The ultimate little-guy status belonged to Portastatic, the side project of Superchunk’s Mac McCaughan. On the same night that the Polyphonic Spree and Hot Hot Heat sold out shows in North Beach and the Tenderloin, Portastatic played to a relatively undersized crowd hidden away at the bottom of Potrero Hill. Portastatic is one of those bands I like but can’t put my finger on why. They’re not really groundbreaking, and they have no unusual stories to tell (although McCaughan is part-owner of Merge Records). They’re just perfectly musical.
And though they may not have had the draw other high-profile bands had that night, Portastatic proved why McCaughan is so easy to root for. He walked on stage with little fanfare and started belting out some of the most impeccably written indie-rock I’ve ever heard. Songs with intricate and varied arrangements like “Oh Come Down” captivated the crowd, prompting pumped fists that remained in the air even during new, unfamiliar material.

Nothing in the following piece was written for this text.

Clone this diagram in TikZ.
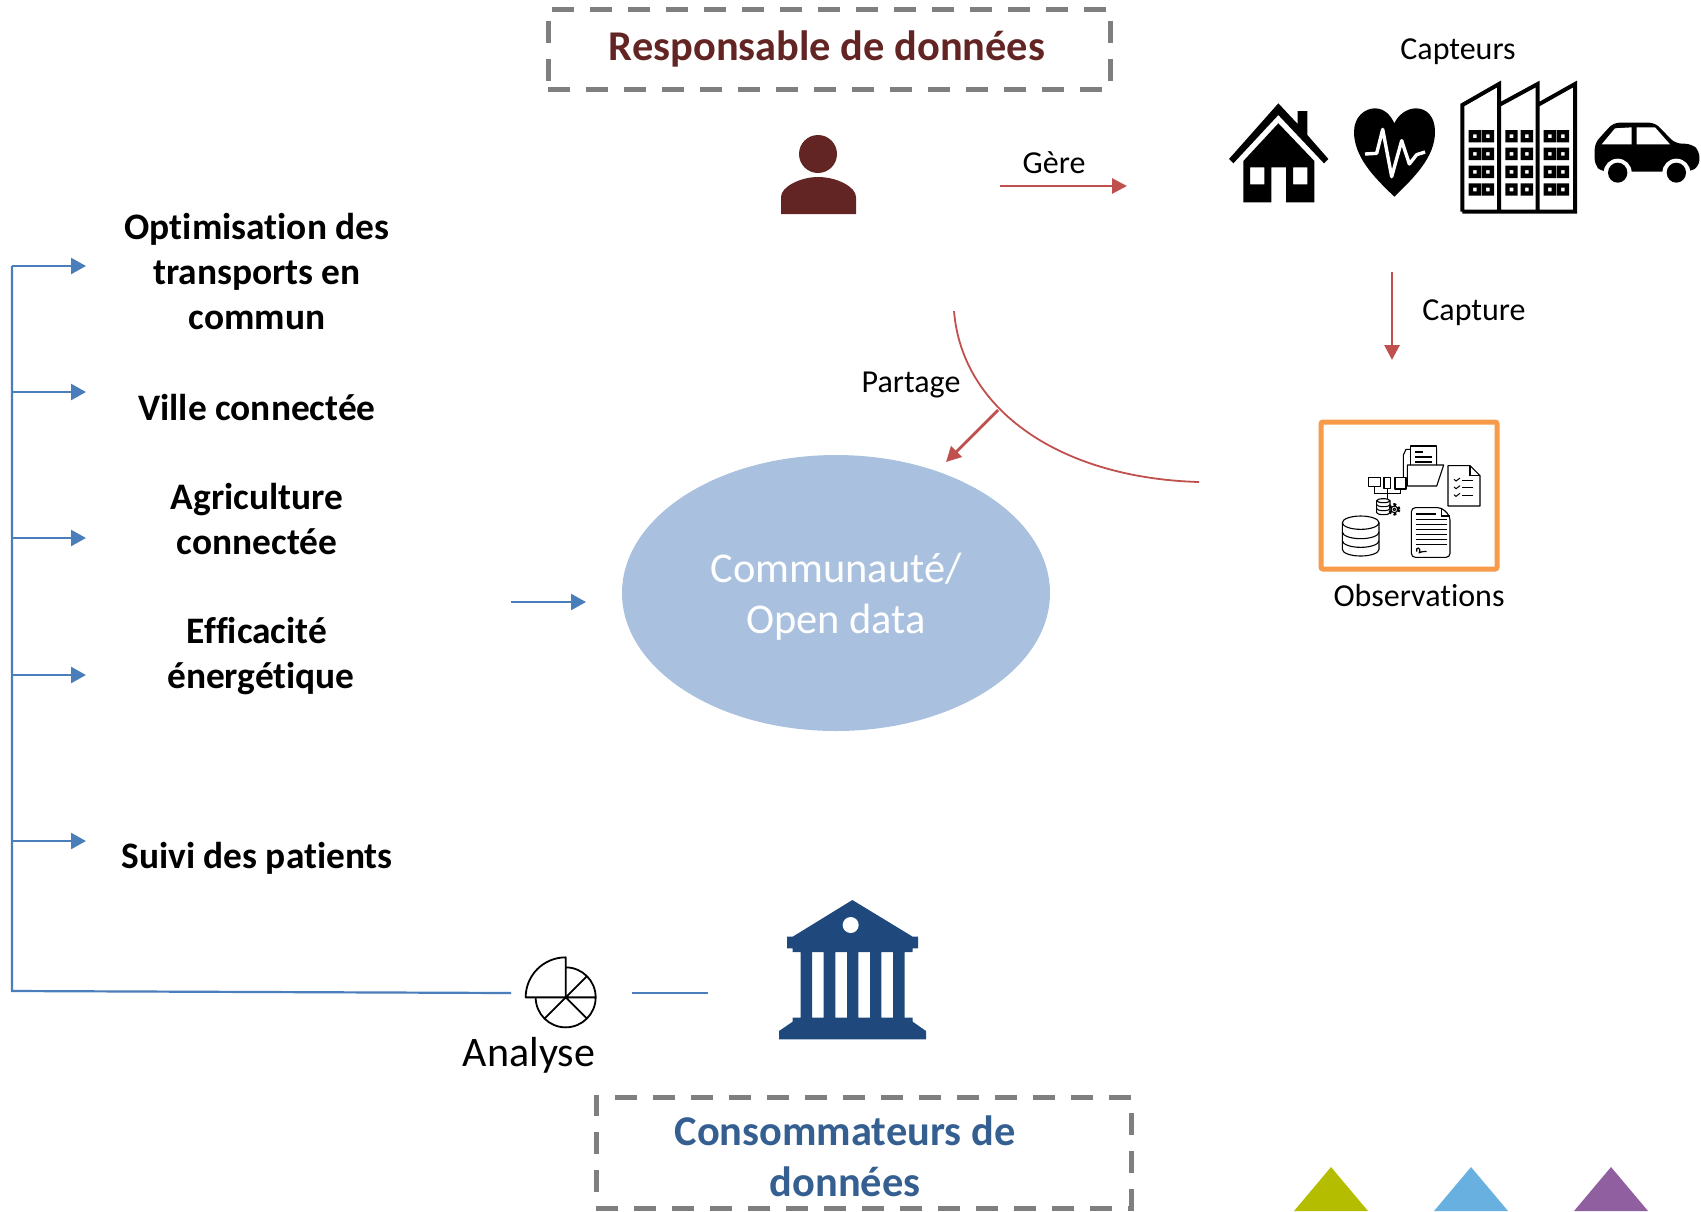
\documentclass[tikz,border=0pt]{standalone}
\usepackage{fontspec}
\setmainfont{Carlito}[Ligatures=CommonOff]
\usetikzlibrary{arrows.meta}
\definecolor{darkred}{HTML}{632523}
\definecolor{arrowred}{HTML}{C0504D}
\definecolor{linkblue}{HTML}{4A7EBB}
\definecolor{navy}{HTML}{1F497D}
\definecolor{consblue}{HTML}{355F91}
\definecolor{ellfill}{HTML}{A9C1DF}
\definecolor{orangebox}{HTML}{F79A4A}
\definecolor{dashgrey}{HTML}{7F7F7F}
\definecolor{triA}{HTML}{B5BD00}
\definecolor{triB}{HTML}{68B0E0}
\definecolor{triC}{HTML}{8F5FA0}
\tikzset{
  x=0.5pt,y=-0.5pt,
  dashbox/.style={draw=dashgrey,line width=2.5pt,dash pattern=on 11pt off 8pt},
  title/.style={font=\fontsize{21.2}{25.5}\selectfont\bfseries,align=center,inner sep=0pt},
  usecase/.style={font=\fontsize{18.7}{22.5}\selectfont\bfseries,align=center,inner sep=0pt},
  caption/.style={font=\fontsize{16}{19}\selectfont,align=center,inner sep=0pt},
  redarrow/.style={draw=arrowred,line width=1.4pt,-{Triangle[length=7.5pt,width=7.5pt]}},
  bluearrow/.style={draw=linkblue,line width=1.2pt,-{Triangle[length=7.5pt,width=8pt]}},
  blueline/.style={draw=linkblue,line width=1.1pt},
  zoomA/.style={shift={(1200,60)},x=0.16667pt,y=-0.16667pt},
  zoomB/.style={shift={(1300,410)},x=0.16667pt,y=-0.16667pt},
  zoomC/.style={shift={(440,880)},x=0.16667pt,y=-0.16667pt},
  icon/.style={draw=black,line width=0.55pt,fill=white,line join=round},
}
\begin{document}
\begin{tikzpicture}
\useasboundingbox (0,0) rectangle (1701,1211);
% ---- boxes
\draw[dashbox] (548,89) -- (1110,89) -- (1110,9) -- (548,9) -- cycle;
\draw[dashbox] (596,1208) -- (1131,1208) -- (1131,1097) -- (596,1097) -- cycle;
\node[title,text=darkred] (resp) at (827,49) {Responsable de données};
\node[title,text=consblue] (cons) at (845,1156) {Consommateurs de\\données};
% ---- person
\fill[darkred] (818,154) circle (19);
\fill[darkred] (781,214) -- (781,197) .. controls (781,187) and (800,177) .. (818,177) .. controls (837,177) and (856,187) .. (856,197) -- (856,214) -- cycle;
% ---- Gère
\coordinate (gA) at (1000,186);
\coordinate (gB) at (1127,186);
\draw[redarrow] (gA) -- (gB);
\node[caption] (gere) at (1054,163) {Gère};
\node[caption] (capteurs) at (1458,52) {Capteurs};
% ---- house
\begin{scope}[zoomA]
\fill (87,297) -- (235,130) -- (293,192) -- (293,153) -- (322,153) -- (322,225) -- (385,297) -- (372,310) -- (235,165) -- (100,310) -- cycle;
\fill[even odd rule] (130,303) -- (235,190) -- (343,303) -- (343,427) -- (258,427) -- (258,322) -- (214,322) -- (214,427) -- (130,427) -- cycle
 (150,322) rectangle (193,373) (279,322) rectangle (322,373);
% heart
\fill (583,410) .. controls (520,350) and (462,290) .. (462,215) .. controls (462,170) and (495,145) .. (525,145) .. controls (552,145) and (572,165) .. (583,190) .. controls (594,165) and (620,145) .. (648,145) .. controls (680,145) and (705,170) .. (705,215) .. controls (705,290) and (645,350) .. (583,410) -- cycle;
\draw[white,line width=1.7pt,line join=round] (495,282) -- (530,280) -- (548,208) -- (575,350) -- (605,242) -- (628,312) -- (650,284) -- (675,276);
% factory
\draw[line width=2pt,miter limit=3] (787,455) -- (787,135) -- (897,72) -- (897,455) (897,135) -- (1013,72) -- (1013,455) (1013,135) -- (1125,72) -- (1125,455) -- (787,455);
\foreach \xx in {806,845,916,962,1031,1070}
 \foreach \yy in {210,263,317,370}{
  \fill[even odd rule] (\xx,\yy) rectangle ++(37,37) (\xx+13,\yy+13) rectangle ++(11,11);
 }
% car
\fill[rounded corners=3pt] (1184,250) -- (1240,188) -- (1365,188) -- (1425,250) -- (1475,252) -- (1498,272) -- (1498,318) -- (1470,335) -- (1205,335) -- (1184,315) -- cycle;
\fill[white] (1205,253) -- (1245,205) -- (1295,202) -- (1295,253) -- cycle;
\fill[white] (1310,202) -- (1365,202) -- (1410,253) -- (1310,253) -- cycle;
\fill[white] (1253,338) circle (42);
\fill[white] (1429,338) circle (42);
\fill (1253,338) ellipse (29 and 30);
\fill (1429,338) ellipse (29 and 30);
\end{scope}
% ---- Capture
\coordinate (cA) at (1392,272);
\coordinate (cB) at (1392,360);
\draw[redarrow] (cA) -- (cB);
\node[caption] (capture) at (1474,313) {Capture};
% ---- Observations
\draw[orangebox,line width=2.5pt,rounded corners=1pt] (1321,422) rectangle (1497,569);
\node[caption] (obs) at (1419,595) {Observations};
\begin{scope}[zoomB]
% folder
\draw[icon] (310,225) -- (310,135) -- (318,118) -- (410,118) -- (410,165);
\draw[icon] (332,108) rectangle (410,170);
\draw[line width=0.55pt] (345,126) -- (368,126) (345,141) -- (396,141) (345,156) -- (396,156);
\draw[icon] (322,228) -- (322,165) -- (431,165) -- (410,228) -- cycle;
% check list
\draw[icon] (444,167) -- (510,167) -- (540,197) -- (540,288) -- (444,288) -- cycle;
\draw[line width=0.55pt] (510,167) -- (510,197) -- (540,197);
\foreach \yy in {210,233,256}{
 \draw[line width=0.5pt] (462,\yy-2) -- (468,\yy+3) -- (480,\yy-6);
 \draw[line width=0.5pt] (486,\yy) -- (519,\yy);
}
% devices
\draw[line width=0.5pt] (224,230) -- (224,250) -- (302,250) -- (302,237) (262,236) -- (262,268);
\draw[icon] (206,203) rectangle (242,230);
\draw[icon] (252,203) rectangle (272,236);
\draw[icon] (285,203) rectangle (318,237);
% small database
\draw[icon] (230,272) -- (230,308) arc[start angle=180,end angle=0,x radius=20,y radius=6] -- (270,272);
\draw[icon] (250,272) ellipse (20 and 6);
\draw[line width=0.5pt] (230,284) arc[start angle=180,end angle=0,x radius=20,y radius=6] (230,296) arc[start angle=180,end angle=0,x radius=20,y radius=6];
% gear
\draw[line width=1.8pt,dash pattern=on 1.2pt off 1.2pt] (283,298) circle (13);
\draw[icon] (283,298) circle (10);
\draw[icon] (283,298) circle (4);
% large database
\draw[icon] (127,338) -- (127,418) arc[start angle=180,end angle=0,x radius=55,y radius=20] -- (237,338);
\draw[icon] (182,338) ellipse (55 and 20);
\draw[line width=0.55pt] (127,366) arc[start angle=180,end angle=0,x radius=55,y radius=20] (127,392) arc[start angle=180,end angle=0,x radius=55,y radius=20];
% document
\draw[icon,rounded corners=2pt] (334,293) -- (425,293) -- (450,318) -- (450,442) -- (334,442) -- cycle;
\draw[line width=0.55pt] (425,293) -- (425,318) -- (450,318);
\foreach \yy in {312}{\draw[line width=0.6pt] (347,\yy) -- (408,\yy);}
\foreach \yy in {328,343,358,373,388,403}{\draw[line width=0.6pt] (347,\yy) -- (440,\yy);}
\draw[line width=0.6pt] (350,425) .. controls (345,410) and (365,410) .. (358,428) .. controls (362,425) and (368,425) .. (380,424);
\end{scope}
% ---- Partage
\coordinate (curveA) at (954,311);
\coordinate (curveB) at (1199,482);
\draw[arrowred,line width=0.9pt] (curveA) .. controls (962,410) and (1060,478) .. (curveB);
\coordinate (pA) at (998,410);
\coordinate (pB) at (946,462);
\draw[redarrow] (pA) -- (pB);
\node[caption] (partage) at (911,385) {Partage};
% ---- ellipse
\fill[ellfill] (836,593) ellipse (214 and 138);
\node[font=\fontsize{21.2}{25.5}\selectfont,text=white,align=center,inner sep=0pt] (comm) at (836,597) {Communauté/\\Open data};
% ---- left
\coordinate (trunkTop) at (12,266);
\coordinate (trunkBot) at (12,991);
\coordinate (anaL) at (511,993);
\coordinate (anaR) at (632,993);
\coordinate (bankL) at (708,993);
\draw[blueline] (trunkTop) -- (trunkBot) -- (anaL);
\draw[blueline] (anaR) -- (bankL);
\foreach \yy/\nm in {266/a,392/b,538/c,675/d,841/e}{
  \coordinate (s\nm) at (12,\yy);
  \coordinate (t\nm) at (86,\yy);
  \draw[bluearrow] (s\nm) -- (t\nm);
}
\coordinate (mA) at (511,602);
\coordinate (mB) at (586,602);
\draw[bluearrow] (mA) -- (mB);
\node[usecase] (u1) at (257,272) {Optimisation des\\transports en\\commun};
\node[usecase] (u2) at (257,408) {Ville connectée};
\node[usecase] (u3) at (257,519) {Agriculture\\connectée};
\node[usecase] (u4a) at (257,631) {Efficacité};
\node[usecase] (u4b) at (261,679) {énergétique};
\node[usecase] (u5) at (257,858) {Suivi des patients};
% ---- pie and bank
\begin{scope}[zoomC]
\draw[line width=0.9pt,line join=round] (377,352) -- (257,352) arc[start angle=180,end angle=270,radius=120] -- cycle;
\draw[line width=0.9pt,line join=round] (377,262) arc[start angle=270,end angle=540,radius=90] (377,352) -- (467,352) (377,352) -- (441,288) (377,352) -- (441,416) (377,352) -- (313,416);
\fill[navy,even odd rule] (1237,60) -- (1418,170) -- (1434,170) -- (1434,205) -- (1418,205) -- (1418,216) -- (1394,216) -- (1394,413) -- (1418,413) -- (1418,425) -- (1458,453) -- (1458,478) -- (1017,478) -- (1017,453) -- (1058,425) -- (1058,413) -- (1082,413) -- (1082,216) -- (1058,216) -- (1058,205) -- (1041,205) -- (1041,170) -- (1058,170) -- cycle
 (1116,216) rectangle (1151,413) (1186,216) rectangle (1221,413) (1255,216) rectangle (1290,413) (1324,216) rectangle (1359,413);
\fill[white] (1232,135) circle (24);
\end{scope}
\node[font=\fontsize{21}{24}\selectfont,inner sep=0pt] (analyse) at (529,1055) {Analyse};
% ---- triangles
\fill[triA] (1331,1167) -- (1368,1211) -- (1294,1211) -- cycle;
\fill[triB] (1471,1167) -- (1508,1211) -- (1434,1211) -- cycle;
\fill[triC] (1611,1167) -- (1648,1211) -- (1574,1211) -- cycle;
\end{tikzpicture}
\end{document}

McCaughan is the classic underdog. And there he was on stage, flawlessly performing songs that over the course of his remarkable fifteen-year career have earned him respect but disproportionately little financial reward. His voice is stretched to its limit, but that only makes me love him more. It’s evident he’s doing what he loves.
And at its core, that’s the hope that comes attached to independent music. Like McCaughan, independent music is a microcosm that has largely retained an underdog status, situated within the shadows of the music industry. It’s a setting where passion and talent are given more weight than image and marketability. That’s not to say appearances don’t matter; Neighborhoodies and vintage shirts are just as bling as a Sean John pullover or a bulletproof vest — it’s just a different kind of currency. Instead of aiming for TRL, it’s a major coup to get played in the background of The O.C. But the underlying hope is that something of substance can succeed in a business that’s more concerned with superficialities.
And at a time when it seems as if indifference is becoming a national pastime, any reassurance that there are people who give a damn about something — anything — is welcome. Music is just music, but Noise Pop celebrates that optimism and brings anticipation of the future. And when you’re thirteen years old, that’s about all you can ask for.